- Problem
Repeat all of the material below exactly as written, images excluded.

** start Given data **

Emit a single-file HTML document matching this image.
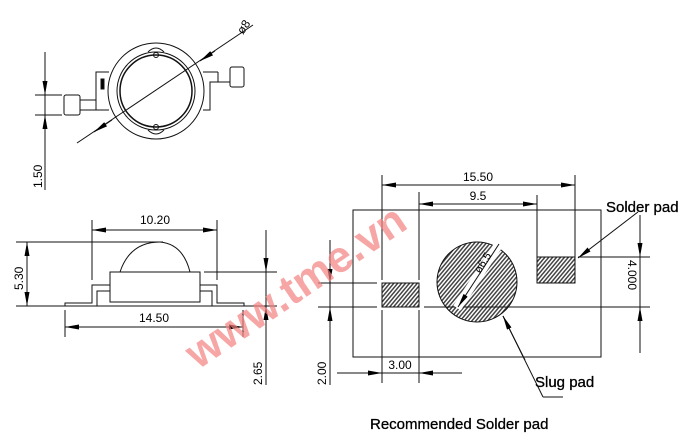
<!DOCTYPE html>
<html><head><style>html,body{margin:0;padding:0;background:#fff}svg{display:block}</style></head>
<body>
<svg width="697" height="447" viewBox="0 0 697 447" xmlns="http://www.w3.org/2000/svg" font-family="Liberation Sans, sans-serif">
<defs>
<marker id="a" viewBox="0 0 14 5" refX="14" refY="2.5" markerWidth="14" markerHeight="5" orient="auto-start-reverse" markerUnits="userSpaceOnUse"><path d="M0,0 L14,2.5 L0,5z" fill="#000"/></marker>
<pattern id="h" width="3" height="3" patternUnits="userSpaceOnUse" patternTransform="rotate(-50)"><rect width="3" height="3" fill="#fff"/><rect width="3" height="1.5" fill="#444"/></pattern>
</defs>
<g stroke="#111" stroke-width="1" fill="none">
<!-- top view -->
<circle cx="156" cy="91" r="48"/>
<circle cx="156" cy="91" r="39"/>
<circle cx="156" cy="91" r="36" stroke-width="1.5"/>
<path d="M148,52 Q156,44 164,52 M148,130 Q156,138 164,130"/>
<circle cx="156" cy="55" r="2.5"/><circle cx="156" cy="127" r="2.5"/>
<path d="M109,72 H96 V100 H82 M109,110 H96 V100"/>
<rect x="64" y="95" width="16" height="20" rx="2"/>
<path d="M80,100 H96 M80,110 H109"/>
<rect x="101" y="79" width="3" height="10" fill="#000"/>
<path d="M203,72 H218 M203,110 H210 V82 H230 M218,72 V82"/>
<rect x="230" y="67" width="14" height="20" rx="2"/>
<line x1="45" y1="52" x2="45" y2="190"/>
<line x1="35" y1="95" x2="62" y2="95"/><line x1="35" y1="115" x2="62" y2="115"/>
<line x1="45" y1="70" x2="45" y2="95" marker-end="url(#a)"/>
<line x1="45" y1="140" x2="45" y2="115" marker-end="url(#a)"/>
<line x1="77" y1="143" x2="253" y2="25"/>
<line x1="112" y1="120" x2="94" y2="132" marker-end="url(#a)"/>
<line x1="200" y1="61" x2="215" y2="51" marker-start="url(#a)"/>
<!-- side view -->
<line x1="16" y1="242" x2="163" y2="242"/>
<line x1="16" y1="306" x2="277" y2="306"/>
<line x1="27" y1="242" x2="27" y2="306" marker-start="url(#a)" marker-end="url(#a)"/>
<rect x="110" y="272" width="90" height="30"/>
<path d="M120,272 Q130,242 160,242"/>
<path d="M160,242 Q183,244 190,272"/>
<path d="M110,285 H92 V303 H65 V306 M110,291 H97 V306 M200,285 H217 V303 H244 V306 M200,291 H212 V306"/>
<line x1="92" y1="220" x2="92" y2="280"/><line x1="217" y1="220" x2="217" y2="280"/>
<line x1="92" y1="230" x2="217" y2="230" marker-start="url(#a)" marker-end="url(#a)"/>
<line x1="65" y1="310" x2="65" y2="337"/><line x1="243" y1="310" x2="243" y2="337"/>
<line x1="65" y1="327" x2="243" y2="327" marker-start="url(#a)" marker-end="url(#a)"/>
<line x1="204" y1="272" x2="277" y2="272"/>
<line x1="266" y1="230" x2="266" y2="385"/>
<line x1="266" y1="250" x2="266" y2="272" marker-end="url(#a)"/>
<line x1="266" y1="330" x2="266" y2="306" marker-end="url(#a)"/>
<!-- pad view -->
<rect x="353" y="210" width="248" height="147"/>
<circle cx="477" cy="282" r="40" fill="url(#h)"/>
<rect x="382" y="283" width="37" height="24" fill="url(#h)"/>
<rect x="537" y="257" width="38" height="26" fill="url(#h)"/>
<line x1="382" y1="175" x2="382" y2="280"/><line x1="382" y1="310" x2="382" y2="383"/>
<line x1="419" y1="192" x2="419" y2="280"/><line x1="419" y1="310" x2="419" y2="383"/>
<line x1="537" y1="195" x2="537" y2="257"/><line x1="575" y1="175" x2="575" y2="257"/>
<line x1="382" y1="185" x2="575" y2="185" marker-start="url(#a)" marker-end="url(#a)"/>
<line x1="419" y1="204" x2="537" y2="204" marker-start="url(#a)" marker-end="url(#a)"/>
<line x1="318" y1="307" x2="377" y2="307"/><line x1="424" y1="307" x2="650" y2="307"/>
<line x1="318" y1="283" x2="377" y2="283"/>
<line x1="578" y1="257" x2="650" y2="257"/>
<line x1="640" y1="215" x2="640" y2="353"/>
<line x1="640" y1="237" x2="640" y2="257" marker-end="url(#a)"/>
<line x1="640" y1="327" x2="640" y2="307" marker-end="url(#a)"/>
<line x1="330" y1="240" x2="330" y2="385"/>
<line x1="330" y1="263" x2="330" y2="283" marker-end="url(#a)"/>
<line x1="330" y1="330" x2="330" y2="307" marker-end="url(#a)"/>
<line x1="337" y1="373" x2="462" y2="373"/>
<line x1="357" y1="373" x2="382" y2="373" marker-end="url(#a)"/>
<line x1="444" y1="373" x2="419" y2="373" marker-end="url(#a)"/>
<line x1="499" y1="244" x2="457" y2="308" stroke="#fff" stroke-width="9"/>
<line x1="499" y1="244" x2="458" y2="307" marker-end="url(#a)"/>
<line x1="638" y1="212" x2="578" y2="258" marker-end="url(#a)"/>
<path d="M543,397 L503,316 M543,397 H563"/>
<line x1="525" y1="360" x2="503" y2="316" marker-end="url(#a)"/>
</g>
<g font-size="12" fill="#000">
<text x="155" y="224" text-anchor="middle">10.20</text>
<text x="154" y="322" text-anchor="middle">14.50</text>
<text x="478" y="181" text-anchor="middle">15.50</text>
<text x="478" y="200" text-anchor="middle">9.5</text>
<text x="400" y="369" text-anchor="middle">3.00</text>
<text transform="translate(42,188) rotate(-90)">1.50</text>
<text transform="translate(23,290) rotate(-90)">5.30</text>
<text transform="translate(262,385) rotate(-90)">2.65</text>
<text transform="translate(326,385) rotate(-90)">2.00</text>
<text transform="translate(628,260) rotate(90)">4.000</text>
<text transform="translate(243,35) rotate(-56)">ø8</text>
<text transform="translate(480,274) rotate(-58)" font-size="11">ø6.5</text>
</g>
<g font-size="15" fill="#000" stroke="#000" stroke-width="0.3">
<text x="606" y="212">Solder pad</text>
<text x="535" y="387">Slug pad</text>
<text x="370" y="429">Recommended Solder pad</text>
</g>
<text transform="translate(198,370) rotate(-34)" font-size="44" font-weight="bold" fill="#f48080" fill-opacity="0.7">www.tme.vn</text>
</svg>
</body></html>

** end Given data **

- Exercise answer
Emit a single-file HTML document matching this image.
<!DOCTYPE html>
<html><head><style>html,body{margin:0;padding:0;background:#fff}svg{display:block}</style></head>
<body>
<svg width="697" height="447" viewBox="0 0 697 447" xmlns="http://www.w3.org/2000/svg" font-family="Liberation Sans, sans-serif">
<defs>
<marker id="a" viewBox="0 0 14 5" refX="14" refY="2.5" markerWidth="14" markerHeight="5" orient="auto-start-reverse" markerUnits="userSpaceOnUse"><path d="M0,0 L14,2.5 L0,5z" fill="#000"/></marker>
<pattern id="h" width="3" height="3" patternUnits="userSpaceOnUse" patternTransform="rotate(-50)"><rect width="3" height="3" fill="#fff"/><rect width="3" height="1.5" fill="#444"/></pattern>
</defs>
<g stroke="#111" stroke-width="1" fill="none">
<!-- top view -->
<circle cx="156" cy="91" r="48"/>
<circle cx="156" cy="91" r="39"/>
<circle cx="156" cy="91" r="36" stroke-width="1.5"/>
<path d="M148,52 Q156,44 164,52 M148,130 Q156,138 164,130"/>
<circle cx="156" cy="55" r="2.5"/><circle cx="156" cy="127" r="2.5"/>
<path d="M109,72 H96 V100 H82 M109,110 H96 V100"/>
<rect x="64" y="95" width="16" height="20" rx="2"/>
<path d="M80,100 H96 M80,110 H109"/>
<rect x="101" y="79" width="3" height="10" fill="#000"/>
<path d="M203,72 H218 M203,110 H210 V82 H230 M218,72 V82"/>
<rect x="230" y="67" width="14" height="20" rx="2"/>
<line x1="45" y1="52" x2="45" y2="190"/>
<line x1="35" y1="95" x2="62" y2="95"/><line x1="35" y1="115" x2="62" y2="115"/>
<line x1="45" y1="70" x2="45" y2="95" marker-end="url(#a)"/>
<line x1="45" y1="140" x2="45" y2="115" marker-end="url(#a)"/>
<line x1="77" y1="143" x2="253" y2="25"/>
<line x1="112" y1="120" x2="94" y2="132" marker-end="url(#a)"/>
<line x1="200" y1="61" x2="215" y2="51" marker-start="url(#a)"/>
<!-- side view -->
<line x1="16" y1="242" x2="163" y2="242"/>
<line x1="16" y1="306" x2="277" y2="306"/>
<line x1="27" y1="242" x2="27" y2="306" marker-start="url(#a)" marker-end="url(#a)"/>
<rect x="110" y="272" width="90" height="30"/>
<path d="M120,272 Q130,242 160,242"/>
<path d="M160,242 Q183,244 190,272"/>
<path d="M110,285 H92 V303 H65 V306 M110,291 H97 V306 M200,285 H217 V303 H244 V306 M200,291 H212 V306"/>
<line x1="92" y1="220" x2="92" y2="280"/><line x1="217" y1="220" x2="217" y2="280"/>
<line x1="92" y1="230" x2="217" y2="230" marker-start="url(#a)" marker-end="url(#a)"/>
<line x1="65" y1="310" x2="65" y2="337"/><line x1="243" y1="310" x2="243" y2="337"/>
<line x1="65" y1="327" x2="243" y2="327" marker-start="url(#a)" marker-end="url(#a)"/>
<line x1="204" y1="272" x2="277" y2="272"/>
<line x1="266" y1="230" x2="266" y2="385"/>
<line x1="266" y1="250" x2="266" y2="272" marker-end="url(#a)"/>
<line x1="266" y1="330" x2="266" y2="306" marker-end="url(#a)"/>
<!-- pad view -->
<rect x="353" y="210" width="248" height="147"/>
<circle cx="477" cy="282" r="40" fill="url(#h)"/>
<rect x="382" y="283" width="37" height="24" fill="url(#h)"/>
<rect x="537" y="257" width="38" height="26" fill="url(#h)"/>
<line x1="382" y1="175" x2="382" y2="280"/><line x1="382" y1="310" x2="382" y2="383"/>
<line x1="419" y1="192" x2="419" y2="280"/><line x1="419" y1="310" x2="419" y2="383"/>
<line x1="537" y1="195" x2="537" y2="257"/><line x1="575" y1="175" x2="575" y2="257"/>
<line x1="382" y1="185" x2="575" y2="185" marker-start="url(#a)" marker-end="url(#a)"/>
<line x1="419" y1="204" x2="537" y2="204" marker-start="url(#a)" marker-end="url(#a)"/>
<line x1="318" y1="307" x2="377" y2="307"/><line x1="424" y1="307" x2="650" y2="307"/>
<line x1="318" y1="283" x2="377" y2="283"/>
<line x1="578" y1="257" x2="650" y2="257"/>
<line x1="640" y1="215" x2="640" y2="353"/>
<line x1="640" y1="237" x2="640" y2="257" marker-end="url(#a)"/>
<line x1="640" y1="327" x2="640" y2="307" marker-end="url(#a)"/>
<line x1="330" y1="240" x2="330" y2="385"/>
<line x1="330" y1="263" x2="330" y2="283" marker-end="url(#a)"/>
<line x1="330" y1="330" x2="330" y2="307" marker-end="url(#a)"/>
<line x1="337" y1="373" x2="462" y2="373"/>
<line x1="357" y1="373" x2="382" y2="373" marker-end="url(#a)"/>
<line x1="444" y1="373" x2="419" y2="373" marker-end="url(#a)"/>
<line x1="499" y1="244" x2="457" y2="308" stroke="#fff" stroke-width="9"/>
<line x1="499" y1="244" x2="458" y2="307" marker-end="url(#a)"/>
<line x1="638" y1="212" x2="578" y2="258" marker-end="url(#a)"/>
<path d="M543,397 L503,316 M543,397 H563"/>
<line x1="525" y1="360" x2="503" y2="316" marker-end="url(#a)"/>
</g>
<g font-size="12" fill="#000">
<text x="155" y="224" text-anchor="middle">10.20</text>
<text x="154" y="322" text-anchor="middle">14.50</text>
<text x="478" y="181" text-anchor="middle">15.50</text>
<text x="478" y="200" text-anchor="middle">9.5</text>
<text x="400" y="369" text-anchor="middle">3.00</text>
<text transform="translate(42,188) rotate(-90)">1.50</text>
<text transform="translate(23,290) rotate(-90)">5.30</text>
<text transform="translate(262,385) rotate(-90)">2.65</text>
<text transform="translate(326,385) rotate(-90)">2.00</text>
<text transform="translate(628,260) rotate(90)">4.000</text>
<text transform="translate(243,35) rotate(-56)">ø8</text>
<text transform="translate(480,274) rotate(-58)" font-size="11">ø6.5</text>
</g>
<g font-size="15" fill="#000" stroke="#000" stroke-width="0.3">
<text x="606" y="212">Solder pad</text>
<text x="535" y="387">Slug pad</text>
<text x="370" y="429">Recommended Solder pad</text>
</g>
<text transform="translate(198,370) rotate(-34)" font-size="44" font-weight="bold" fill="#f48080" fill-opacity="0.7">www.tme.vn</text>
</svg>
</body></html>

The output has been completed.